Plattling/Deggendorf
Im Kräuterrausch nicht geholfen: Zwei junge Plattlinger vor Gericht

12.10.2017 | Stand 18.09.2023, 2:17 Uhr

Vor Kräutermischungen aller Art warnt Richterin Eva Nistler. −Symbolbild: Fredrik von Erichsen/dpa

Laut schreiend und halluzinierend: So soll eine 16-jährige Plattlingerin im Juli diesen Jahres auf dem Küchenboden einer Wohnung gelegen und dabei um Luft gerungen haben. Zusammen mit zwei Freunden hatte sie dort zuvor eine Kräutermischung konsumiert. Da die Freunde, die 20-jährige Bewohnerin und ein 17-Jähriger, nicht sofort um Hilfe riefen, wurden sie wegen unterlassener Hilfeleistung angeklagt. Bei der Verhandlung vor dem Amtsgericht Deggendorf am Mittwoch wurde das Verfahren aber eingestellt.

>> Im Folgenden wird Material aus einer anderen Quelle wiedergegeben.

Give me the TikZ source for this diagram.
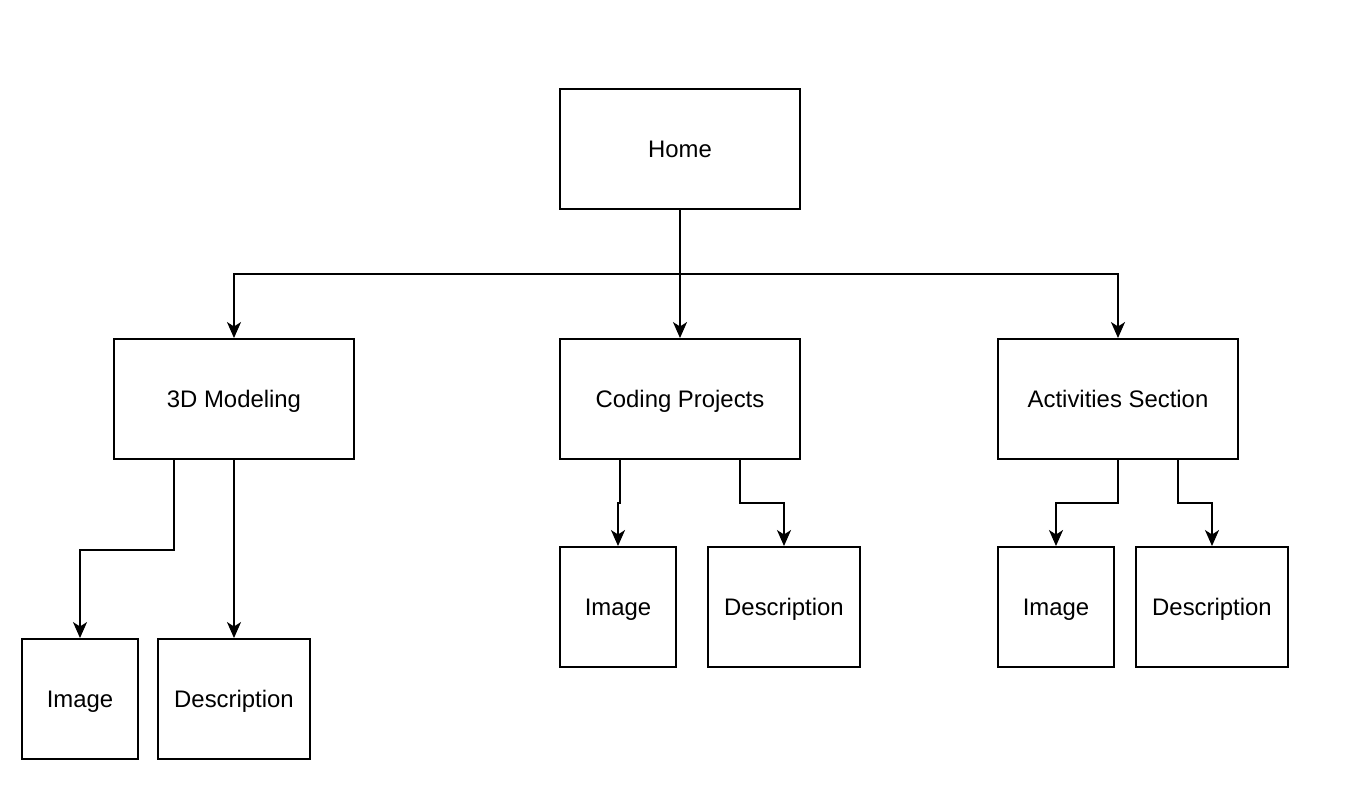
\documentclass[tikz,border=0pt]{standalone}
\usepackage{fontspec}
\setmainfont{Liberation Sans}
\usepackage{tikz}
\usetikzlibrary{calc,positioning,arrows,arrows.meta}
\tikzstyle{page} = [rectangle, minimum width=4.8cm, minimum height=2.4cm, text centered, text height=2.2ex, text depth=0.35ex, draw=black, line width=1.1pt, font=\fontsize{13.6}{16}\selectfont]
\tikzstyle{image} = [page, minimum width=2.32cm]
\tikzstyle{description} = [page, minimum width=3.04cm]
\tikzstyle{arrow} = [line width=1.1pt,-{Stealth[length=0.32cm,width=0.28cm,inset=0.09cm]}]

\begin{document}
\begin{tikzpicture}
			\useasboundingbox (0,0) rectangle (26.96,-16.22);
			\node[page] (home) at (13.6,-2.98) {Home};
			\node[page] (modeling) at (4.68,-7.98) {3D Modeling};
			\node[page] (coding) at (13.6,-7.98) {Coding Projects};
			\node[page] (activities) at (22.36,-7.98) {Activities Section};
			
			\node[image] (imageModeling) at (1.6,-13.98) {Image};
			\node[description] (descModeling) at (4.68,-13.98) {Description};
			\node[image] (imageCoding) at (12.36,-12.14) {Image};
			\node[description] (descCoding) at (15.68,-12.14) {Description};
			\node[image] (imageActivities) at (21.12,-12.14) {Image};
			\node[description] (descActivities) at (24.24,-12.14) {Description};
			
			\coordinate (split) at (13.6,-5.48);
			\draw[line width=1.1pt] (home) -- (split);
			\draw[arrow] (split) -| (modeling);
			\draw[arrow] (split) -- (coding);
			\draw[arrow] (split) -| (activities);
			
			\draw[arrow] ([xshift=-1.2cm]modeling.south) -- ++(0,-1.8) -| (imageModeling);
			\draw[arrow] (modeling) -- (descModeling);
			\draw[arrow] ([xshift=-1.2cm]coding.south) -- ++(0,-0.86) -| (imageCoding);
			\draw[arrow] ([xshift=1.2cm]coding.south) -- ++(0,-0.86) -| (descCoding);
			\draw[arrow] (activities.south) -- ++(0,-0.86) -| (imageActivities);
			\draw[arrow] ([xshift=1.2cm]activities.south) -- ++(0,-0.86) -| (descActivities);
\end{tikzpicture}
\end{document}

Auf gleich zwei unklare Situationen, die auch während der Jugendschöffensitzung nicht geklärt und den Angeklagten somit nicht zur Last gelegt werden konnten, machte die vorsitzende Richterin Eva Nistler aufmerksam. Zum einen konnte nicht zweifelsfrei nachgewiesen werden, wie lange die 16-Jährige tatsächlich hilflos auf dem Küchenboden lag und welche Symptome sie aufwies. Das Opfer selbst konnte dazu keine genauen Angaben machen. Nachbarn, die nach dem ersten Schrei der Jugendlichen den Notruf alarmierten, machten zum Teil widersprüchliche Aussagen, ob sie beim Eintreffen der Rettungskräfte beispielsweise ansprechbar war oder nicht. In ihrer Anklageschrift ging die Staatsanwaltschaft Deggendorf von mindestens zehn Minuten aus, in denen die Jugendliche durch Kreislaufbeschwerden und Atemnot außer Gefecht gesetzt war.

Unabhängig davon, wie viel Zeit verstrichen war, bezweifelte das Gericht zum anderen, ob die beiden Angeklagten die Notlage ihrer Freundin überhaupt richtig einschätzen konnten. Zwar habe die Jugendliche sie in ihrem durch die Kräutermischung verursachten Delirium gebeten, dass sie ihre Mutter oder einen Arzt rufen sollten. Da die 20-Jährige und der 17-Jährige selbst auch die Kräutermischung konsumierten, sei es möglich, dass sie in ihrer Lage die Gefahr nicht erkannten. Aus diesem Grund empfahl Richterin Nistler der Staatsanwaltschaft, die Anklage fallen zu lassen. Diese stimmte schließlich zu.

Die 16-jährige sagte aus, dass sie noch eine Woche nach dem Vorfall an Halluzinationen und Angstzuständen litt. Woher das Trio das Rauschmittel hatte und woraus es bestand, war nicht Gegenstand der Verhandlung. Nistler warnte im Gespräch mit der Heimatzeitung aber davor, vermeintlich legale Kräutermischungen aus dem Internet zu bestellen.